NSERC Postdoctoral Fellow. Wilmers Lab. Environmental Studies Department. University of California, Santa Cruz.
1. Ecological niche variation and biodiversity conservation How can we measure biological diversity and ask what processes maintain or threaten it? I embrace ecological niche concepts, which figure prominently in evolutionary ecology and, increasingly, conservation. In a variety of animals, I use stable isotope analysis to evaluate niche diversity at the species, population, and individual level. A long-term project I lead on Rainforest Wolves and their prey in coastal British Columbia reveals tremendous variation among populations and individuals, driven by both a naturally fragmented landscape and marine resource subsidies like salmon. My current and future work in this system investigates how this ecological niche variation in turn drives genetic, behavioural, and phenotypic diversity in not only wolves but also bears, herbivores, and disease agents. I work on similar ecological problems with collaborators in taxa ranging from Canadian arthropods to African carnivores, systems united by similar pressures from contemporary environmental change. In a world of increasing landscape homogenization and declining natural resources, my work evaluates whether management prescriptions that safeguard some ‘average niche’ for a population can adequately protect diverse populations and the ecological and evolutionary processes underlying them.
2. Harvest selection and phenotypic evolution of exploited prey
In stark contrast with most natural predators, human fishers and hunters commonly target large, reproductively mature individuals and exploit high proportions of populations. How does this affect biological diversity? Although never examined, rapid phenotypic changes in the morphology and reproductive biology of exploited prey should be a common pattern. Using a meta-analytical approach, I am asking how evolutionary rates in human predator systems compare with those in studies examining both natural and other human-driven episodes of selection in the wild. I am also using time series models to ask if rates might be particularly rapid during certain periods of exploitation, and if management prescriptions like moratoria and changes in capture technology can invoke ‘phenotypic restoration’ in exploited prey. Finally, I am complementing these quantitative approaches by reviewing the broad suite of technological, economic, and political forces that allow industrial and recreational human predators to change the phenotypic face of biodiversity.

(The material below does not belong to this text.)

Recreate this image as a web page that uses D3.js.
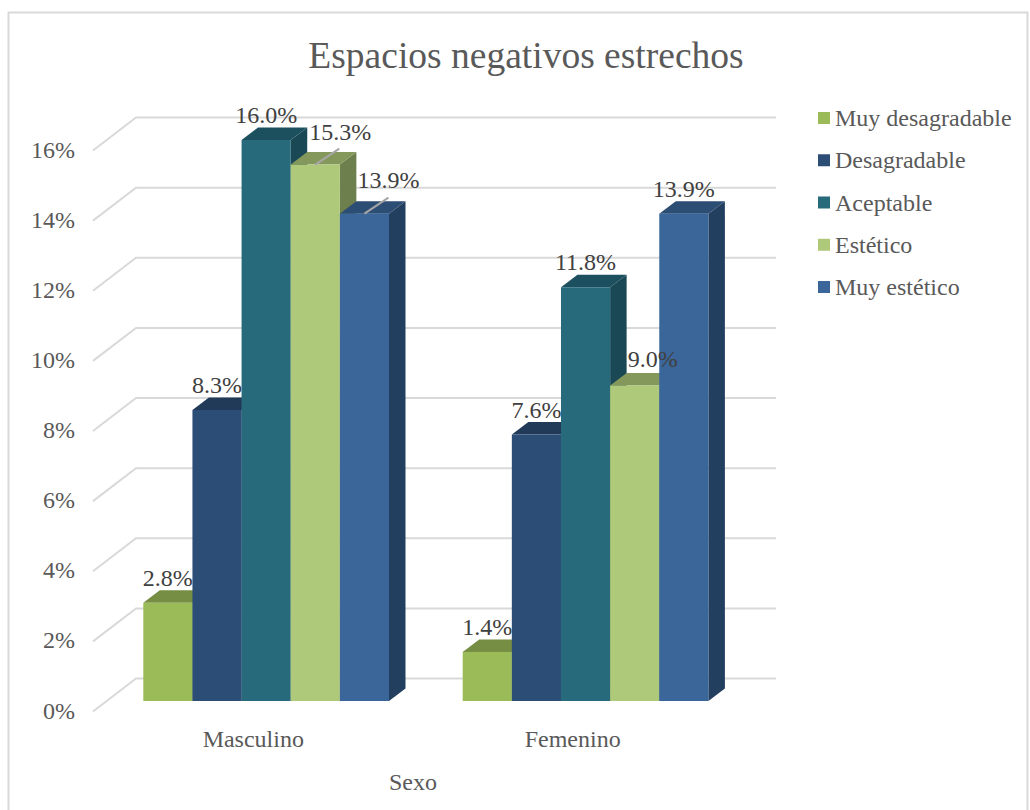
<!DOCTYPE html>
<html><head><meta charset="utf-8">
<script src="https://cdn.jsdelivr.net/npm/d3@7/dist/d3.min.js"></script>
<style>html,body{margin:0;padding:0;background:#fff}svg{display:block}text{font-family:"Liberation Serif",serif}</style>
</head><body><svg id="c" width="1030" height="810"></svg>
<script>
const title = "Espacios negativos estrechos";
const axisTitle = "Sexo";
const categories = ["Masculino","Femenino"];
const seriesNames = ["Muy desagradable","Desagradable","Aceptable","Estético","Muy estético"];
const masculino = [2.8,8.3,16.0,15.3,13.9];
const femenino = [1.4,7.6,11.8,9.0,13.9];
const tickValues = [0,2,4,6,8,10,12,14,16];
const frontColors = ["#9bbb59","#2c4d75","#276a7c","#afc97a","#3a6699"];
const topColors = ["#768e43","#213a58","#1d505e","#85985c","#2c4d74"];
const sideColors = ["#6a803c","#1e3550","#1a4955","#6e7f4e","#233f60"];

const svg = d3.select("#c");
svg.append("path").attr("d","M8.5 810V12.5H1027.5V810").attr("fill","none").attr("stroke","#d9d9d9").attr("stroke-width",2);

const y = d3.scaleLinear().domain([0,16]).range([701,140]);
const wallY = v => y(v) - 22.5;       // back wall line height
const groupStart = {Masculino:143.3, Femenino:462.7};
const x = d3.scaleBand().domain(seriesNames).range([0,245.7]);
const bw = x.bandwidth(), dx = 16.5, dy = 12.5;

// gridlines
const grid = svg.append("g").attr("fill","none").attr("stroke","#d9d9d9").attr("stroke-width",2);
tickValues.forEach(v=>{
  const yb = wallY(v);
  grid.append("path").attr("d",`M93 ${yb+33}L136 ${yb}H776`);
});
// tick labels
svg.append("g").selectAll("text").data(tickValues).join("text")
  .attr("x",75).attr("y",v=>wallY(v)+33+7).attr("text-anchor","end")
  .attr("font-size",24).attr("fill","#595959").text(v=>v+"%");

// bars
const labelAdjust = {"Masculino|3":[25,-8],"Masculino|4":[24,-9],"Femenino|3":[18,-1]};
const leaders = {"Masculino|3":1,"Masculino|4":1};
const labelLayer = [];
categories.forEach((c,ci)=>{
  const vals = ci===0?masculino:femenino;
  const g = svg.append("g");
  seriesNames.forEach((s,i)=>{
    const x0 = groupStart[c]+x(s), x1=x0+bw, yt=y(vals[i]), yb=y(0);
    g.append("path").attr("fill",sideColors[i]).attr("d",`M${x1} ${yt}L${x1+dx} ${yt-dy}V${yb-dy}L${x1} ${yb}Z`);
    g.append("path").attr("fill",topColors[i]).attr("d",`M${x0} ${yt}L${x0+dx} ${yt-dy}H${x1+dx}L${x1} ${yt}Z`);
    g.append("rect").attr("x",x0).attr("y",yt).attr("width",bw).attr("height",yb-yt).attr("fill",frontColors[i]);
    const key=c+"|"+i, a=labelAdjust[key]||[0,0];
    labelLayer.push({x:x0+bw/2+a[0],y:yt-17+a[1],t:vals[i].toFixed(1)+"%",cx:x0+bw/2,yt,lead:!!leaders[key]});
  });
});
// leader lines & labels
svg.append("g").attr("stroke","#a6a6a6").attr("stroke-width",2).selectAll("line")
  .data(labelLayer.filter(d=>d.lead)).join("line")
  .attr("x1",d=>d.cx).attr("y1",d=>d.yt).attr("x2",d=>d.cx+24).attr("y2",d=>d.yt-16);
svg.append("g").selectAll("text").data(labelLayer).join("text")
  .attr("x",d=>d.x).attr("y",d=>d.y).attr("text-anchor","middle")
  .attr("font-size",24).attr("fill","#404040").text(d=>d.t);

// category labels
svg.append("g").selectAll("text").data(categories).join("text")
  .attr("x",c=>groupStart[c]+110).attr("y",747).attr("text-anchor","middle")
  .attr("font-size",24).attr("fill","#595959").text(c=>c);
svg.append("text").attr("x",413).attr("y",790).attr("text-anchor","middle").attr("font-size",24).attr("fill","#595959").text(axisTitle);
svg.append("text").attr("x",526).attr("y",68).attr("text-anchor","middle").attr("font-size",37.5).attr("fill","#595959").text(title);

// legend
const ly = d3.scalePoint().domain(seriesNames).range([118,287]);
const lg = svg.append("g").selectAll("g").data(seriesNames).join("g");
lg.append("rect").attr("x",818).attr("y",s=>ly(s)-6).attr("width",12).attr("height",12).attr("fill",(s,i)=>frontColors[i]);
lg.append("text").attr("x",835).attr("y",s=>ly(s)+8).attr("font-size",24).attr("fill","#595959").text(s=>s);
</script></body></html>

3. Conservation Ethics - taking Animal Welfare into the wild
Whether humans affect wild animals directly (e.g. exploitation) or indirectly (e.g. habitat change), we can cause remarkable suffering. This should not be of trivial concern to conservation scientists. We are well-equipped to recognize animal sentience. Indeed, this is why I practice and advocate for non-invasive research methods. What remains absent, however, is a united animal welfare ethic in the wild, largely because interested parties diverge in perspective. Specifically, conservation scientists focus concern at the population level, monitoring metrics like population growth. Animal welfare scientists, in contrast, largely overlook wild animals, instead concentrating on animals under human care, such as farm, research and companion animals. Most of the public interested in animal welfare likewise focus on these groups, but show disproportionate interest in the suffering of individual animals. How might we proceed when these perspectives collide? When ecological restoration calls for lethal removal of invasive animals? When threats of disease outbreaks argue for the slaughter of thousands of farm animals? I am working with a team of philosophers and scientists to establish guidelines that unite animal welfare and wildlife conservation so that these vexing ethical and practical problems can be addressed.